Most of my baby girl grandmothers were “accidents” -- those late in life children born years after her youngest sibling. So this baby girl grandmother, for her first six years, was known only by the name of Baby. It wasn’t until she was six and started a few years of schooling that she needed another name at all. So her mother said to her, “To go to school, you need to have a name. What would you like your name to be?” Her favorite of her mother’s friends was named Lily, and so the child took that name for herself also.
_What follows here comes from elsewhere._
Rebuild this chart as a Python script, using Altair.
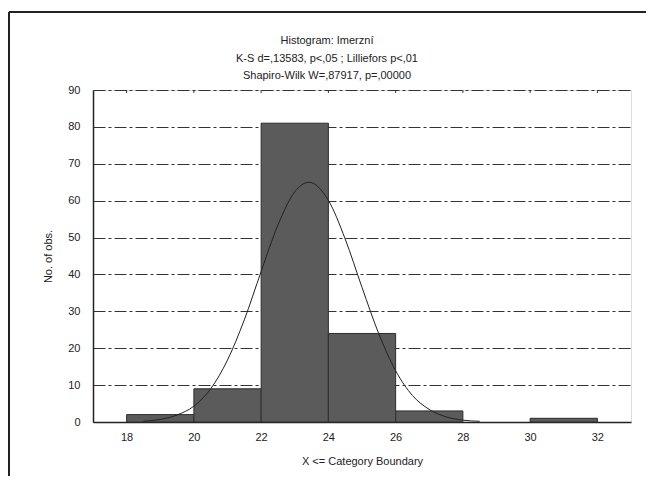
import altair as alt
import pandas as pd

# Histogram bins (category boundaries) and counts
bin_start = [18, 20, 22, 24, 26, 28, 30]
bin_end = [20, 22, 24, 26, 28, 30, 32]
counts = [2, 9, 81, 24, 3, 0, 1]

# Fitted normal curve
curve_x = [18.5, 19.0, 19.5, 20.0, 20.5, 21.0, 21.5, 22.0, 22.5, 23.0, 23.42,
           24.0, 24.5, 25.0, 25.5, 26.0, 26.5, 27.0, 27.5, 28.0, 28.5]
curve_y = [0.2, 0.7, 1.9, 4.3, 9.0, 16.8, 27.7, 40.8, 53.4, 62.4, 65.0,
           60.1, 49.6, 36.5, 23.9, 13.9, 7.2, 3.4, 1.4, 0.5, 0.2]

x_ticks = [18, 20, 22, 24, 26, 28, 30, 32]
y_ticks = [0, 10, 20, 30, 40, 50, 60, 70, 80, 90]

title_lines = ["Histogram: Imerzní",
               "K-S d=,13583, p<,05 ; Lilliefors p<,01",
               "Shapiro-Wilk W=,87917, p=,00000"]
title_offsets = [-49, -31.5, -14]

FONT = "Liberation Sans"

bars_df = pd.DataFrame({"start": bin_start, "end": bin_end, "count": counts})
curve_df = pd.DataFrame({"x": curve_x, "y": curve_y})
ticks_df = pd.DataFrame({"x": x_ticks})
title_df = pd.DataFrame({"text": title_lines, "off": title_offsets})

xscale = alt.Scale(domain=[17, 33], nice=False, zero=False)
yscale = alt.Scale(domain=[0, 90], nice=False)

xaxis = alt.Axis(values=x_ticks, title="X <= Category Boundary", ticks=False,
                 grid=False, labelPadding=9, titlePadding=13,
                 domainColor="#222", domainWidth=1.5,
                 labelFont=FONT, titleFont=FONT, labelFontSize=11, titleFontSize=11,
                 labelColor="#222", titleColor="#222", titleFontWeight="normal")
yaxis = alt.Axis(values=y_ticks, title="No. of obs.", ticks=False,
                 grid=True, gridColor="#333", gridDash=[12, 3, 3, 3],
                 gridWidth=1, labelPadding=13, titlePadding=14,
                 domainColor="#222", domainWidth=1.5, labelOverlap=False,
                 labelFont=FONT, titleFont=FONT, labelFontSize=11, titleFontSize=11,
                 labelColor="#222", titleColor="#222", titleFontWeight="normal")

bars = alt.Chart(bars_df).transform_filter(alt.datum["count"] > 0).mark_rect(
    color="#5b5b5b", stroke="#2e2e2e", strokeWidth=1
).encode(
    x=alt.X("start:Q", scale=xscale, axis=xaxis),
    x2="end:Q",
    y=alt.Y("count:Q", scale=yscale, axis=yaxis),
    y2=alt.datum(0),
)

curve = alt.Chart(curve_df).mark_line(
    color="#222", strokeWidth=1, interpolate="monotone"
).encode(
    x=alt.X("x:Q", scale=xscale, axis=xaxis),
    y=alt.Y("y:Q", scale=yscale, axis=yaxis),
)

top_ticks = alt.Chart(ticks_df).mark_rule(color="#333", strokeWidth=1).encode(
    x=alt.X("x:Q", scale=xscale, axis=xaxis),
    y=alt.value(0),
    y2=alt.value(3),
)

titles = alt.Chart(title_df).mark_text(
    font=FONT, fontSize=11, color="#222", align="center", baseline="middle"
).encode(
    text="text:N",
    x=alt.value(234),
    y=alt.Y("off:Q", scale=None),
)

frame_left = alt.Chart(pd.DataFrame({"k": [0]})).mark_rule(
    color="#222", strokeWidth=2
).encode(x=alt.value(-84), y=alt.value(-78), y2=alt.value(420))

frame_top = alt.Chart(pd.DataFrame({"k": [0]})).mark_rule(
    color="#222", strokeWidth=2
).encode(x=alt.value(-84), x2=alt.value(580), y=alt.value(-78))

chart = alt.layer(bars, curve, top_ticks, titles, frame_left, frame_top).properties(
    width=538,
    height=332,
    autosize=alt.AutoSizeParams(type="none"),
    padding={"left": 85, "top": 82, "right": 15, "bottom": 54},
).configure_view(
    stroke="#555", strokeWidth=1
).configure(background="white")

chart.save("out.html", embed_options={"renderer": "svg", "actions": False})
I never got to meet any of my matriarchal grandmothers, but because of my mother’s stories of them, they are all alive to me.

3 comments:

Madcap said...

What an endearing story. Naming my children was so important to me, I just can't imagine leaving it out altogether! She picked well, though, Lily is a favourite of mine.

Madcap said...

Yeah, me too. These things happen.

My husband comes from a community where 8-10 children was average, and there were lots of families that had between 12 and 20! Their family only had five - subfertile, by their neighbours' standards. Of course, a generation later that all changed, and those kids now have the same 2.3 children (or whatever it is) that everyone else in the country has.

Most of the time, I must admit, I have trouble getting the names straight on just two kids, and I keep switching my husband's name with my son, as well!

H. Stallard said...

My maternal grandmother would invariably call me 2 or 3 of her sons or grandkids names before she would finally get to mine. Funny how little things like that stick in your mind about those you loved.